Difficile de dire combien de riverains de zones de cultures sont concernés dans toute la France, le porte-parole avance une estimation au doigt mouillé : « Je dirais un million d’habitants si l’on prend une zone de cent mètres autour des habitations. Cela fait en tout cas forcément beaucoup de monde. »

Pour compléter les prélèvements de juillet, l’association a demandé à cinq familles de répéter l’analyse en janvier : au cœur de l’hiver, il n’y a plus de traitements… Donc plus de pesticides ? Pas tout à fait, la concentration diminue de 30 % à 95 %, mais il reste toujours entre 14 et 30 pesticides recensés dans chaque prélèvement. Un résultat « rassurant – la concentration diminue réellement – mais qui reste inquiétant car la présence de ces résidus semble demeurer toute l’année », estime le rapport.
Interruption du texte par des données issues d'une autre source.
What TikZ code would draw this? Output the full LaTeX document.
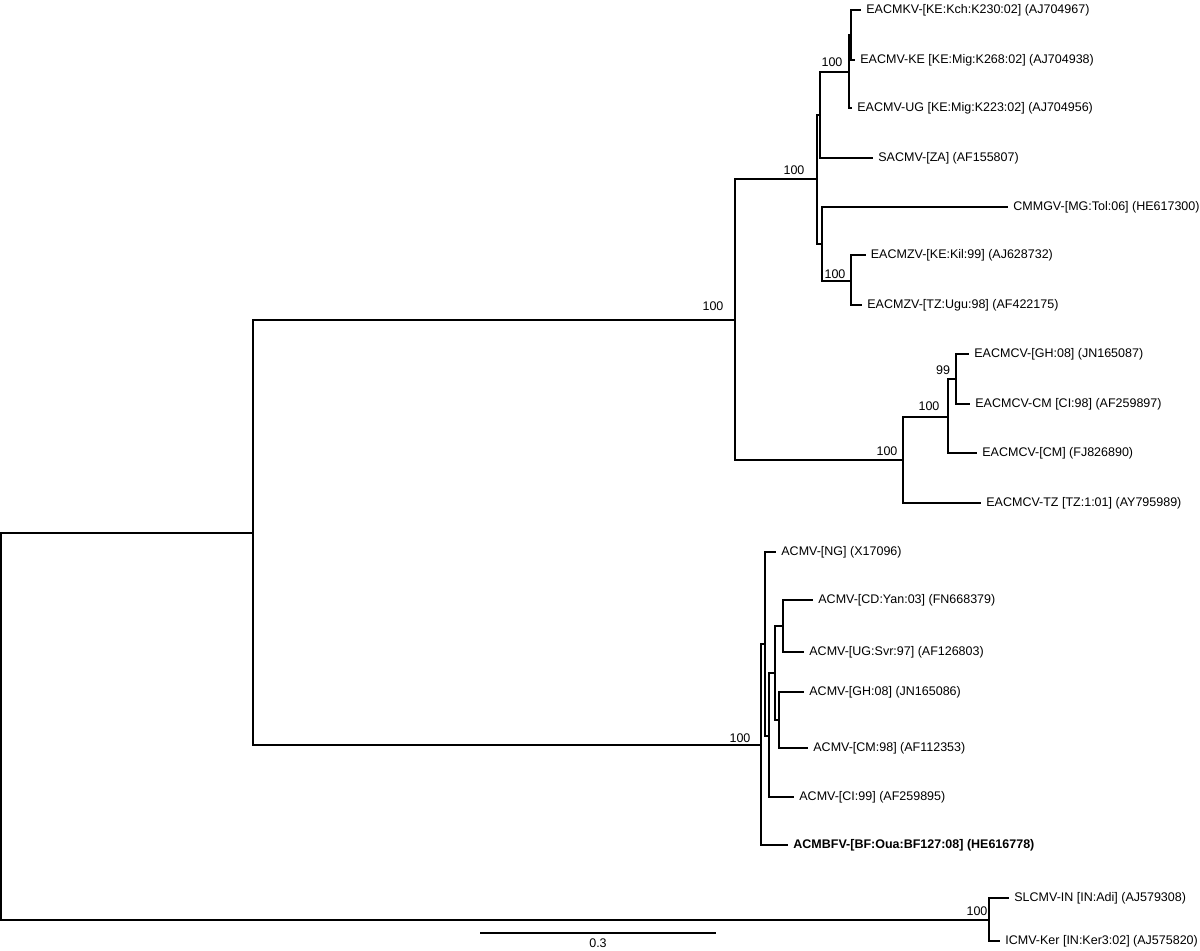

Plus généralement, « cela confirme que l’ensemble des zones habitées proches des cultures sont à risques, estime François Veillerette. En plus, il s’agit de poussières, donc les enfants sont particulièrement exposés, et il y a de nombreux pesticides différents donc il y a un risque d’effet cocktail [mélangées, l’effet des substances peut être démultiplié]. Cela montre qu’il faut changer les pratiques agricoles, arrêter de pulvériser à côté des habitations et, pourquoi pas, privilégier le bio dans les zones habitées ? »

En Normandie, David et Vessela Renaud ne blâment pas pour autant leur voisin agriculteur : « Il nous a expliqué qu’il ne choisit ni le prix qu’il paye pour les produits qu’il utilise ni celui auquel il vend les siens. Il travaille à perte. Il est entre le marteau et l’enclume. Pour moi, ceux qui achètent de l’alimentation pas chère sans savoir d’où elle vient sont plus responsables que cet agriculteur. »

Quand les pesticides sont répandus dans le champ voisin, oubliez les activités extérieures.

Amélie est moins optimiste. « J’ai participé à cette étude pour avoir des chiffres et amorcer la discussion avec notre voisin. Mais c’est le maire du village… Quand il nous a vu arriver, il nous a fait comprendre qu’il n’était pas question d’aborder cette question des pesticides. Donc, pour l’instant, parler n’a pas été possible », regrette-t-elle.

L’association Générations futures compte de son côté utiliser ce rapport pour influencer la position de la France au niveau européen. En 2009, l’Union européenne a adopté un règlement qui exclut a priori les pesticides perturbateurs endocriniens ayant un effet nocif sur les humains. « Le problème est qu’il faut définir les critères qui permettent de définir ce qu’est un perturbateur endocrinien, explique François Veillerette. Or, on attend encore la définition. Les lobbys retardent l’application de ce règlement et proposent des critères qui n’aboutiraient qu’à retirer deux substances du marché ! Nous plaidons pour des critères qui en excluraient une trentaine. » Les associations de protection de l’environnement sont donc très vigilantes, et tentent d’inciter la France à prendre position pour une définition efficace.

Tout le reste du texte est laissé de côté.